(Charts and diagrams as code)
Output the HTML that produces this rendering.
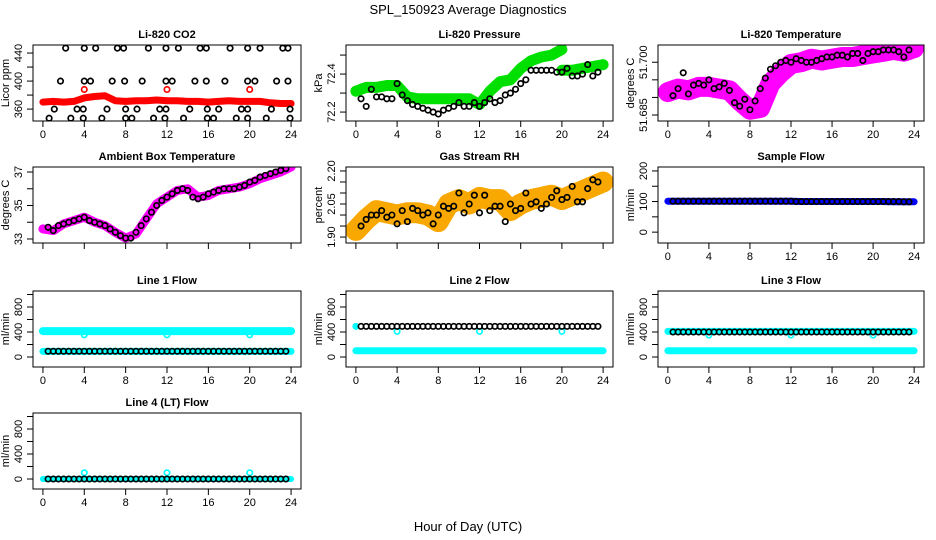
<!DOCTYPE html>
<html><head><meta charset="utf-8"><style>
html,body{margin:0;padding:0;background:#fff}
svg{display:block;font-family:"Liberation Sans",sans-serif}
</style></head><body>
<svg id="chart" width="936" height="540" viewBox="0 0 936 540">
<rect width="936" height="540" fill="#fff"/>
<text x="468" y="14" text-anchor="middle" font-size="13">SPL_150923  Average Diagnostics</text>
<text x="468" y="531" text-anchor="middle" font-size="13">Hour of Day (UTC)</text>
</svg>
<script>
// ---------- data ----------
const xTicks = [0,4,8,12,16,20,24];
const bandHours = [0,1,2,3,4,5,6,7,8,9,10,11,12,13,14,15,16,17,18,19,20,21,22,23,24];

const co2Band = [370,371,370,371,376,378,379,372,371,372,372,373,372,372,371,371,370,371,372,371,371,371,369,368,368];
const co2RedX = [4,12,20];
const co2RedY = [388,388,388];
const co2BlackX = [2.2,4.0,5.1,7.2,7.8,10.2,11.9,13.1,15.2,15.8,18.1,19.8,21.0,23.2,23.7,
  1.7,4.0,4.6,6.7,7.9,9.6,11.9,12.5,14.7,15.8,17.6,19.8,20.5,22.6,23.7,
  1.1,3.3,3.9,6.2,8.0,9.1,11.3,11.9,14.2,15.9,17.0,19.2,19.8,22.1,23.9,
  0.6,2.7,3.9,5.7,8.0,8.6,10.7,11.8,13.6,15.9,16.5,18.7,19.8,21.6,23.9];
const co2BlackY = [447,447,447,447,447,447,447,447,447,447,447,447,447,447,447,
  400,400,400,400,400,400,400,400,400,400,400,400,400,400,400,
  360,360,360,360,360,360,360,360,360,360,360,360,360,360,360,
  347,347,347,347,347,347,347,347,347,347,347,347,347,347,347];

const pressHoursA = [0,1,2,3,4,5,6,7,8,9,10,11,12,13,14,15,16,17,18,19,20];
const pressBandA = [72.31,72.33,72.33,72.34,72.34,72.28,72.27,72.27,72.27,72.27,72.27,72.27,72.24,72.31,72.36,72.37,72.43,72.47,72.49,72.50,72.53];
const pressHoursB = [20,21,22,23,24];
const pressBandB = [72.42,72.42,72.43,72.44,72.45];
const pressBlack = [72.27,72.23,72.32,72.28,72.28,72.27,72.27,72.35,72.29,72.26,72.24,72.23,72.22,72.21,72.2,72.19,72.21,72.22,72.23,72.25,72.23,72.23,72.25,72.23,72.25,72.27,72.25,72.26,72.29,72.3,72.32,72.35,72.37,72.42,72.42,72.42,72.42,72.42,72.41,72.41,72.43,72.39,72.39,72.4,72.45,72.39,72.41];

const tempBand = [51.6915,51.6925,51.692,51.693,51.693,51.6925,51.692,51.689,51.6865,51.687,51.694,51.697,51.6995,51.700,51.701,51.7005,51.701,51.7015,51.7015,51.702,51.7025,51.703,51.7035,51.703,51.704];
const tempBlack = [51.6905,51.6925,51.697,51.691,51.6935,51.694,51.6935,51.695,51.6925,51.693,51.694,51.692,51.6885,51.6875,51.6895,51.6865,51.689,51.6925,51.6955,51.698,51.699,51.700,51.7005,51.700,51.701,51.7005,51.7000,51.700,51.7005,51.701,51.7015,51.7015,51.702,51.702,51.7015,51.7025,51.7025,51.7005,51.7025,51.703,51.703,51.7035,51.7035,51.7035,51.703,51.7015,51.7035];

const ambBand = [33.6,33.5,33.9,34.1,34.3,34.0,33.8,33.4,33.05,33.3,34.2,35.1,35.5,35.9,36.0,35.5,35.6,35.9,36.0,36.1,36.3,36.6,36.8,37.0,37.3];
const ambBlack = [33.7,33.5,33.8,33.9,34.0,34.1,34.2,34.3,34.1,34.0,33.9,33.8,33.6,33.4,33.2,33.05,33.05,33.4,33.8,34.2,34.6,35.0,35.3,35.5,35.7,35.9,36.0,35.9,35.5,35.4,35.5,35.7,35.8,35.9,36.0,36.0,36.0,36.1,36.2,36.4,36.5,36.7,36.8,36.9,37.0,37.1,37.2];

const rhBand = [1.93,1.98,2.02,2.01,2.0,2.01,2.01,2.0,1.97,2.05,2.07,2.05,2.08,2.07,2.07,2.02,2.05,2.07,2.08,2.09,2.07,2.09,2.11,2.13,2.15];
const rhBlack = [1.95,1.98,2.0,2.0,2.02,1.99,2.0,1.96,2.02,1.97,2.03,2.02,2.0,2.01,1.96,2.0,2.04,2.03,2.04,2.1,2.01,2.05,2.09,2.01,2.09,2.02,2.04,2.04,1.97,2.05,2.02,2.03,2.1,2.05,2.06,2.03,2.05,2.08,2.11,2.07,2.08,2.13,2.06,2.06,2.12,2.16,2.15];

const sampleBand = [101,101,101,101,101,101,101,101,101,101,101,101,101,100,100,100,100,100,100,100,100,100,99,99,99];
const sampleBlack = [101,101,101,101,101,101,101,101,101,101,101,101,101,101,101,101,101,101,101,101,101,101,101,101,100,100,100,100,100,100,100,100,100,100,100,100,100,100,100,100,100,100,100,100,100,99,99];

const l1CyanHi = [415,415,415,415,415,415,415,415,415,415,415,415,415,415,415,415,415,415,415,415,415,415,415,415,415];
const l1CyanLo = [90,90,90,90,90,90,90,90,90,90,90,90,90,90,90,90,90,90,90,90,90,90,90,90,90];
const l1Out = [355,355,355];
const l1Black = [92,92,92,92,92,92,92,92,92,92,92,92,92,92,92,92,92,92,92,92,92,92,92,92,92,92,92,92,92,92,92,92,92,92,92,92,92,92,92,92,92,92,92,92,92,92,92];

const l2CyanHi = [490];
const l2CyanLo = [100,100,100,100,100,100,100,100,100,100,100,100,100,100,100,100,100,100,100,100,100,100,100,100,100];
const l2Out = [410,410,410];
const l2Black = [490,490,490,490,490,490,490,490,490,490,490,490,490,490,490,490,490,490,490,490,490,490,490,490,490,490,490,490,490,490,490,490,490,490,490,490,490,490,490,490,490,490,490,490,490,490,490];

const l3CyanHi = [410,410,410,410,410,410,410,410,410,410,410,410,410,410,410,410,410,410,410,410,410,410,410,410,410];
const l3CyanLo = [100,100,100,100,100,100,100,100,100,100,100,100,100,100,100,100,100,100,100,100,100,100,100,100,100];
const l3Out = [350,350,350];
const l3Black = [400,400,400,400,400,400,400,400,400,400,400,400,400,400,400,400,400,400,400,400,400,400,400,400,400,400,400,400,400,400,400,400,400,400,400,400,400,400,400,400,400,400,400,400,400,400,400];

const l4Cyan = [0,0,0,0,0,0,0,0,0,0,0,0,0,0,0,0,0,0,0,0,0,0,0,0,0];
const l4Out = [100,100,100];
const l4Black = [0,0,0,0,0,0,0,0,0,0,0,0,0,0,0,0,0,0,0,0,0,0,0,0,0,0,0,0,0,0,0,0,0,0,0,0,0,0,0,0,0,0,0,0,0,0,0];
const outHours = [4,12,20];

// ---------- drawing ----------
const NS = 'http://www.w3.org/2000/svg';
const svg = document.getElementById('chart');
const COLS = [[33,301],[346,613],[658,924]];
const ROWS = [45,167,291,413];
const BH = 76;

function mk(tag, attrs, parent){
  const e = document.createElementNS(NS, tag);
  for (const k in attrs) e.setAttribute(k, attrs[k]);
  (parent||svg).appendChild(e);
  return e;
}

function panel(col,row,cfg){
  const [L,R] = COLS[col]; const T = ROWS[row]; const B = T+BH;
  const g = mk('g',{});
  
  
  const x = h => L + (h + 0.96) / 25.92 * (R - L);
  const y = v => B - (v - cfg.ylim[0]) / (cfg.ylim[1] - cfg.ylim[0]) * BH;
  const t = mk('text',{x:(L+R)/2, y:T-7, 'text-anchor':'middle','font-size':11,'font-weight':'bold'},g);
  t.textContent = cfg.title;
  
  
  const xa = mk('g',{},g);
  
  
  mk('line',{x1:x(0),x2:x(24),y1:B,y2:B,stroke:'#000'},xa);
  xTicks.forEach(v=>{
    mk('line',{x1:x(v),x2:x(v),y1:B,y2:B+6,stroke:'#000'},xa);
    if (cfg.xlabels){
      const tl = mk('text',{x:x(v),y:B+17,'text-anchor':'middle','font-size':11},xa);
      tl.textContent = v;
    }
  });
  const ya = mk('g',{},g);
  
  
  const tk = cfg.yticks;
  mk('line',{x1:L,x2:L,y1:y(tk[0]),y2:y(tk[tk.length-1]),stroke:'#000'},ya);
  tk.forEach(v=>{
    mk('line',{x1:L-6,x2:L,y1:y(v),y2:y(v),stroke:'#000'},ya);
  });
  cfg.ylabels.forEach(v=>{
    const tl = mk('text',{x:0,y:0,'text-anchor':'middle','font-size':11,transform:`translate(${L-11},${y(v)}) rotate(-90)`},ya);
    tl.textContent = typeof v==='number' && cfg.dec ? v.toFixed(cfg.dec) : v;
  });
  const yt = mk('text',{x:0,y:0,'text-anchor':'middle','font-size':11,transform:`translate(${L-24},${(T+B)/2}) rotate(-90)`},ya);
  yt.textContent = cfg.ylab;
  
  
  const cid = 'c'+col+'_'+row;
  const cp = mk('clipPath',{id:cid},g); mk('rect',{x:L,y:T,width:R-L,height:BH},cp);
  const pg = mk('g',{'clip-path':`url(#${cid})`},g);
  (cfg.bands||[]).forEach(b=>{
    const pts = b.vals.map((v,i)=>x(b.hrs[i]).toFixed(1)+','+y(v).toFixed(1)).join(' ');
    if (b.vals.length===1){
      const c = mk('circle',{cx:x(b.hrs[0]),cy:y(b.vals[0]),r:b.w/2,fill:b.color},pg);
      
      
    } else {
      const pl = mk('polyline',{points:pts,fill:'none',stroke:b.color,'stroke-width':b.w,'stroke-linejoin':'round','stroke-linecap':'round'},pg);
      
      
    }
  });
  (cfg.pts||[]).forEach(p=>{
    p.vals.forEach((v,i)=>{
      const h = p.hrs ? p.hrs[i] : 0.5 + i*0.5;
      const c = mk('circle',{cx:x(h),cy:y(v),r:2.7,fill:'none',stroke:p.color,'stroke-width':p.sw||1.7},pg);
      
      
    });
  });
  mk('rect',{x:L,y:T,width:R-L,height:BH,fill:'none',stroke:'#000'},g);
}

panel(0,0,{name:'co2',title:'Li-820 CO2',ylab:'Licor ppm',ylim:[343,451.5],yticks:[360,380,400,420,440],ylabels:[360,400,440],xlabels:true,
  bands:[{hrs:bandHours,vals:co2Band,color:'#ff0000',w:7}],
  pts:[{hrs:co2RedX,vals:co2RedY,color:'#ff0000'},{hrs:co2BlackX,vals:co2BlackY,color:'#000'}]});
panel(1,0,{name:'pressure',title:'Li-820 Pressure',ylab:'kPa',ylim:[72.153,72.553],yticks:[72.2,72.3,72.4,72.5],ylabels:[72.2,72.4],dec:1,xlabels:true,
  bands:[{hrs:pressHoursA,vals:pressBandA,color:'#00e000',w:11},{hrs:pressHoursB,vals:pressBandB,color:'#00e000',w:11}],
  pts:[{vals:pressBlack,color:'#000'}]});
panel(2,0,{name:'li820-temperature',title:'Li-820 Temperature',ylab:'degrees C',ylim:[51.6833,51.7049],yticks:[51.685,51.690,51.695,51.700],ylabels:[51.685,51.700],dec:3,xlabels:true,
  bands:[{hrs:bandHours,vals:tempBand,color:'#ff00ff',w:20}],
  pts:[{vals:tempBlack,color:'#000'}]});
panel(0,1,{name:'ambient-temperature',title:'Ambient Box Temperature',ylab:'degrees C',ylim:[32.76,37.3],yticks:[33,34,35,36,37],ylabels:[33,35,37],xlabels:false,
  bands:[{hrs:bandHours,vals:ambBand,color:'#ff00ff',w:9}],
  pts:[{vals:ambBlack,color:'#000'}]});
panel(1,1,{name:'gas-rh',title:'Gas Stream RH',ylab:'percent',ylim:[1.873,2.218],yticks:[1.90,1.95,2.00,2.05,2.10,2.15,2.20],ylabels:[1.90,2.05,2.20],dec:2,xlabels:false,
  bands:[{hrs:bandHours,vals:rhBand,color:'#f8a800',w:21}],
  pts:[{vals:rhBlack,color:'#000'}]});
panel(2,1,{name:'sample-flow',title:'Sample Flow',ylab:'ml/min',ylim:[-35.5,212.9],yticks:[0,50,100,150,200],ylabels:[0,100,200],xlabels:true,
  bands:[{hrs:bandHours,vals:sampleBand,color:'#0000ff',w:7}],
  pts:[{vals:sampleBlack,color:'#000'}]});
const fl = {ylim:[-160,1056],yticks:[0,200,400,600,800,1000],ylabels:[0,400,800],ylab:'ml/min',xlabels:true};
panel(0,2,Object.assign({name:'line1-flow',title:'Line 1 Flow',
  bands:[{hrs:bandHours,vals:l1CyanHi,color:'#00ffff',w:8},{hrs:bandHours,vals:l1CyanLo,color:'#00ffff',w:7}],
  pts:[{hrs:outHours,vals:l1Out,color:'#00ffff'},{vals:l1Black,color:'#000'}]},fl));
panel(1,2,Object.assign({name:'line2-flow',title:'Line 2 Flow',
  bands:[{hrs:[0],vals:l2CyanHi,color:'#00ffff',w:7},{hrs:bandHours,vals:l2CyanLo,color:'#00ffff',w:7}],
  pts:[{hrs:outHours,vals:l2Out,color:'#00ffff'},{vals:l2Black,color:'#000'}]},fl));
panel(2,2,Object.assign({name:'line3-flow',title:'Line 3 Flow',
  bands:[{hrs:bandHours,vals:l3CyanHi,color:'#00ffff',w:7},{hrs:bandHours,vals:l3CyanLo,color:'#00ffff',w:7}],
  pts:[{hrs:outHours,vals:l3Out,color:'#00ffff'},{vals:l3Black,color:'#000'}]},fl));
panel(0,3,Object.assign({name:'line4-flow',title:'Line 4 (LT) Flow',
  bands:[{hrs:bandHours,vals:l4Cyan,color:'#00ffff',w:6}],
  pts:[{hrs:outHours,vals:l4Out,color:'#00ffff'},{vals:l4Black,color:'#000'}]},fl));
</script>
</body></html>
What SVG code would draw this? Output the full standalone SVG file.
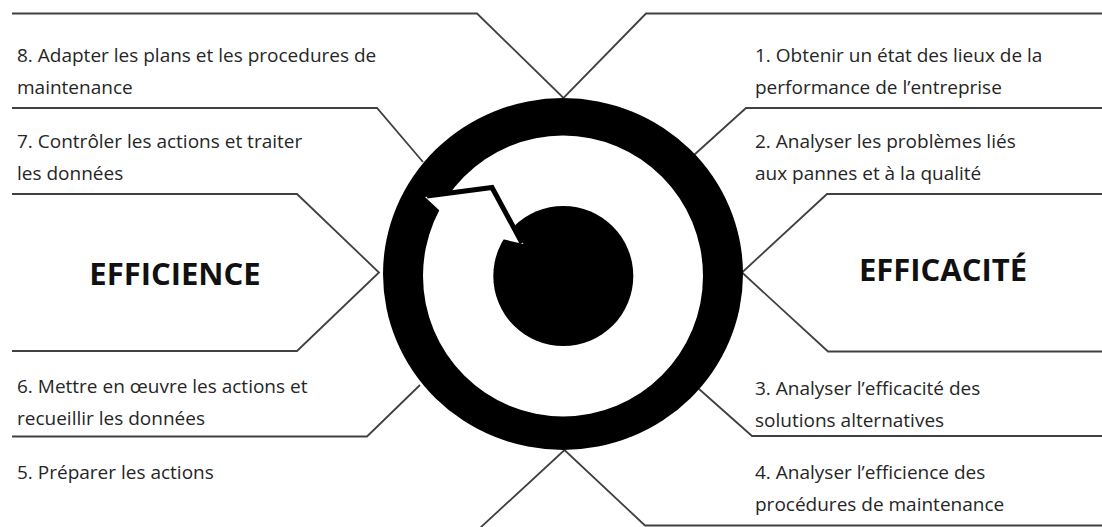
<svg xmlns="http://www.w3.org/2000/svg" width="1102" height="527" viewBox="0 0 1102 527">
<style>
.ln{fill:none;stroke:#404040;stroke-width:1.8;stroke-linejoin:miter}
.t{font-family:"Open Sans","Liberation Sans",sans-serif;font-size:19px;fill:#262626}
.b{font-family:"Open Sans","Liberation Sans",sans-serif;font-size:31px;font-weight:bold;fill:#111}
</style>
<rect width="1102" height="527" fill="#fff"/>
<g id="connectors">
<polyline class="ln" points="12,13.5 477,13.5 563.5,98 646,13.5 1102,13.5"/>
<polyline class="ln" points="12,108 377,108 423,162"/>
<polyline class="ln" points="1102,108 746,108 694,155"/>
<polyline class="ln" points="12,194 297,194 379,272.5 297,351 12,351"/>
<polyline class="ln" points="1102,194 827,194 742,272.5 828,351.5 1102,351.5"/>
<polyline class="ln" points="12,436.5 367,436.5 420,385"/>
<polyline class="ln" points="1102,436 752,436 699,389"/>
<polyline class="ln" points="480,528 564.5,450 645,525.5 1102,525.5"/>
</g>
<g id="cycle-icon">
<ellipse cx="563" cy="274" rx="180" ry="176" fill="#000"/>
<ellipse cx="563" cy="276" rx="140" ry="140.5" fill="#fff"/>
<circle cx="563.3" cy="276" r="70" fill="#000"/>
<polygon points="425,197 440,211 447,201 455,193.5 440,195" fill="#fff"/>
<polygon points="502,239 523.5,244 513,226" fill="#fff"/>
<polyline points="427,196 492,187.5 522,243" fill="none" stroke="#000" stroke-width="5" stroke-linejoin="miter"/>
</g>
<g id="step8"><text class="t" x="17" y="62">8. Adapter les plans et les procedures de</text><text class="t" x="17" y="94">maintenance</text></g>
<g id="step7"><text class="t" x="17" y="148">7. Contrôler les actions et traiter</text><text class="t" x="17" y="180">les données</text></g>
<g id="efficience"><text class="b" x="175" y="285" text-anchor="middle">EFFICIENCE</text></g>
<g id="step6"><text class="t" x="17" y="393">6. Mettre en œuvre les actions et</text><text class="t" x="17" y="425">recueillir les données</text></g>
<g id="step5"><text class="t" x="17" y="479">5. Préparer les actions</text></g>
<g id="step1"><text class="t" x="755" y="62">1. Obtenir un état des lieux de la</text><text class="t" x="755" y="94">performance de l’entreprise</text></g>
<g id="step2"><text class="t" x="755" y="148">2. Analyser les problèmes liés</text><text class="t" x="755" y="180">aux pannes et à la qualité</text></g>
<g id="efficacite"><text class="b" x="943" y="281" text-anchor="middle">EFFICACITÉ</text></g>
<g id="step3"><text class="t" x="755" y="395">3. Analyser l’efficacité des</text><text class="t" x="755" y="427">solutions alternatives</text></g>
<g id="step4"><text class="t" x="755" y="479">4. Analyser l’efficience des</text><text class="t" x="755" y="511">procédures de maintenance</text></g>
</svg>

WHAT YOU NEED TO DO >> Look for the word "Output" and return every line where it occurs.

THE REPLY >>
Output the HTML that produces this rendering.
What SVG code would draw this? Output the full standalone SVG file.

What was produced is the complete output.